If you were researching your history coursework yesterday, or, say, writing a newspaper article about Wikipedia, you would have found yourself at a loss. Instead of the largest encyclopaedia in human history, visitors to Wikipedia.org were greeted with a black page and a doom-laden invitation to "imagine a world without free knowledge".

For 24 hours, the website had gone dark, in protest at the proposed Stop Online Piracy Act, or Sopa, currently being considered by the US Congress. Wikipedia believes the law, which would stop search engines linking to websites that facilitate illegal downloading, "could fatally damage the free and open internet" by promoting censorship.

Of course, as a serious journalist, I would never normally use Wikipedia as a serious research tool. Well, I wouldn't only use Wikipedia. But in this case, it would undoubtedly have provided a semi-accurate set of facts about its own history and a decent explanation of Sopa. Without it, I was forced to turn for facts to a series of more obscure websites and – would you believe it – printed books.

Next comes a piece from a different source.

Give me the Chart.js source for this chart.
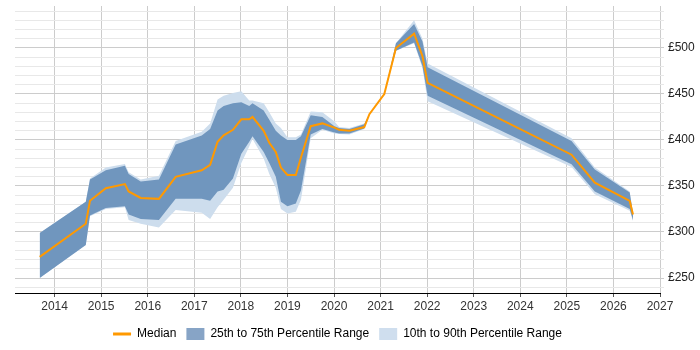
<!DOCTYPE html>
<html>
<head>
<meta charset="utf-8">
<script src="https://cdn.jsdelivr.net/npm/chart.js@4"></script>
<style>
  html, body { margin: 0; padding: 0; background: #fff; }
  #wrap { width: 700px; height: 350px; }
</style>
</head>
<body>
<div id="wrap"><canvas id="rateChart"></canvas></div>
<script>
// dates as decimal years
const years = [2013.68, 2014.67, 2014.76, 2015.10, 2015.51, 2015.59, 2015.85, 2016.24, 2016.60,
    2017.16, 2017.34, 2017.50, 2017.63, 2017.83, 2018.01, 2018.18, 2018.25, 2018.49, 2018.61,
    2018.75, 2018.86, 2019.00, 2019.18, 2019.29, 2019.50, 2019.75, 2020.01, 2020.11, 2020.33,
    2020.65, 2020.76, 2021.08, 2021.33, 2021.72, 2021.90, 2022.01, 2025.10, 2025.60, 2026.35, 2026.42];

const median = [273, 309, 334, 347.5, 352, 344, 337, 336, 360,
    367, 373, 398, 405, 411, 422.5, 422.5, 425, 410, 397,
    387, 370, 362, 362, 381, 415, 418, 413.5, 411, 410,
    414, 428, 450, 500, 515.5, 491, 462, 384, 353.6, 333.7, 319];

const p25 = [250, 286, 318, 326, 328, 319, 314, 313, 336,
    336, 334, 344, 346, 358, 385, 398, 404, 387, 375,
    360, 333, 328, 331, 345, 406, 412, 408, 407, 407,
    412.5, 428, 450, 497, 506, 480, 448, 373.6, 344, 325, 313];

const p75 = [299, 333, 357, 367, 372, 363, 355, 357, 395,
    405, 412, 432, 437, 440, 441, 437, 440, 432, 422,
    410, 405, 400, 400, 404, 427, 425, 415, 413, 412,
    417, 428, 450, 505, 526, 507, 479, 399, 368, 343, 320];

const p10 = [250, 286, 317, 325, 327, 313, 309, 305, 324,
    321, 314, 327, 335, 348, 375, 393, 401, 380, 363,
    348, 325, 320, 322, 335, 402, 411, 407, 406.5, 406,
    412, 428, 450, 497, 505, 478, 442, 370.7, 341, 323, 312];

const p90 = [299, 333, 358, 370, 374, 365, 357, 361, 399,
    409, 418, 444, 448, 451, 453, 443, 443, 440, 430,
    418, 413, 403, 403, 406, 431, 430, 420, 414, 413,
    418, 428, 450, 505, 530, 510, 483, 402, 370, 344, 321];

const xTicks = [2014, 2015, 2016, 2017, 2018, 2019, 2020, 2021, 2022, 2023, 2024, 2025, 2026, 2027];

const orange = '#ff9900';
const darkBand = '#7096be';
const lightBand = '#cddded';

function pts(vals) {
    return vals.map((v, i) => ({ x: years[i], y: v }));
}

// centre the legend under the plot area instead of the whole canvas
const legendUnderPlot = {
    id: 'legendUnderPlot',
    afterLayout(chart) {
        const a = chart.chartArea;
        chart.legend.left = a.left;
        chart.legend.right = a.right;
        chart.legend.width = a.right - a.left;
    }
};

Chart.defaults.font.family = '"Liberation Sans", Arial, sans-serif';
Chart.defaults.font.size = 12;
Chart.defaults.color = '#333';

const ctx = document.getElementById('rateChart').getContext('2d');
new Chart(ctx, {
    type: 'line',
    data: {
        datasets: [
            { label: 'Median', data: pts(median), borderColor: orange, borderWidth: 2, pointRadius: 0, fill: false, tension: 0 },
            { label: '', data: pts(p25), borderWidth: 0, pointRadius: 0, fill: false },
            { label: '25th to 75th Percentile Range', data: pts(p75), borderWidth: 0, pointRadius: 0, backgroundColor: darkBand, fill: '-1' },
            { label: '', data: pts(p10), borderWidth: 0, pointRadius: 0, fill: false },
            { label: '10th to 90th Percentile Range', data: pts(p90), borderWidth: 0, pointRadius: 0, backgroundColor: lightBand, fill: '-1' }
        ]
    },
    options: {
        responsive: true,
        maintainAspectRatio: false,
        animation: false,
        layout: { padding: { left: 15, top: 6, right: 0, bottom: 0 } },
        scales: {
            x: {
                type: 'linear',
                min: 2013.15,
                max: 2027,
                afterBuildTicks: function(scale) {
                    scale.ticks = xTicks.map(v => ({ value: v }));
                },
                afterFit: function(scale) {
                    scale.height = 25;
                    scale.paddingLeft = 0;
                    scale.paddingRight = 0;
                },
                ticks: {
                    callback: v => String(v),
                    maxRotation: 0,
                    autoSkip: false,
                    padding: 2
                },
                grid: { color: '#cccccc', tickLength: 4, tickColor: '#555' },
                border: { color: '#000', width: 1 }
            },
            y: {
                position: 'right',
                min: 233.7,
                max: 545.6,
                afterFit: function(scale) {
                    scale.width = 40;
                    scale.paddingTop = 0;
                    scale.paddingBottom = 0;
                },
                ticks: {
                    stepSize: 10,
                    maxTicksLimit: 100,
                    autoSkip: false,
                    includeBounds: false,
                    padding: 4,
                    color: '#222',
                    callback: v => (v % 50 === 0 ? '£' + v : '')
                },
                grid: {
                    tickLength: 4,
                    color: c => (c.tick && c.tick.value % 50 === 0 ? '#cccccc' : '#e8e8e8')
                },
                border: { display: false }
            }
        },
        plugins: {
            tooltip: { enabled: false },
            legend: {
                position: 'bottom',
                labels: {
                    usePointStyle: true,
                    pointStyleWidth: 18,
                    boxHeight: 13,
                    padding: 10,
                    color: '#333',
                    generateLabels: function(chart) {
                        return [
                            { text: 'Median', pointStyle: 'line', strokeStyle: orange, fillStyle: orange, lineWidth: 3, datasetIndex: 0 },
                            { text: '25th to 75th Percentile Range', pointStyle: 'rect', strokeStyle: '#87a4c6', fillStyle: '#87a4c6', lineWidth: 0, datasetIndex: 2 },
                            { text: '10th to 90th Percentile Range', pointStyle: 'rect', strokeStyle: '#cfdeee', fillStyle: '#cfdeee', lineWidth: 0, datasetIndex: 4 }
                        ];
                    }
                }
            }
        }
    },
    plugins: [legendUnderPlot]
});
</script>
</body>
</html>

Given that the i offices have had access to the internet for some time, I can reveal that all the physical encyclopedias in the building date back to before the Obama presidency. So how would I fare when I tried to complete the everyday tasks for which I normally turn to the world's favourite crowd-sourced reference tool?

I can't have been alone, for example, in using Wikipedia to remind myself of the plotlines to the original Sherlock Holmes stories, during the BBC's recent run of Sherlock. Of what was Conan Doyle's Moriarty a professor? What led Holmes and his nemesis to the top of the Riechenbach Falls?

Wikipedia is an invaluable source of information for TV viewers. How could anybody have understood Lost without it? As it turns out, the best way to refresh my memory of Holmes, using the "free knowledge" of the web, was to read it in full at the free e-book site Project Gutenberg. This kept me occupied for most of the morning.

Naturally, I spent my lunchbreak setting a pub quiz, for which Wikipedia would have been a trove of trivia. Instead, I consulted Wolfram Alpha, a "computational knowledge engine" which answers questions directly.

It's very good on geography: Burkina Faso's capital is Ouagadougou, Wolfram assures me, and its population is 1.5 million. But it's weak on literature, and fails to name Dickens' A Tale of Two Cities. And it's incomprehensible on music, so a bit of wild Googling is required to find that Lisa Stansfield topped the charts in November 1989.

What if I wanted to settle an argument with a colleague about the origins of an internet craze, such as "planking"? Instead of Wikipedia, I'm forced to turn to the considerably less reliable Urban Dictionary, which dubiously suggests that it was originally known as "Extreme Lying Down" and originated in Adelaide, Australia.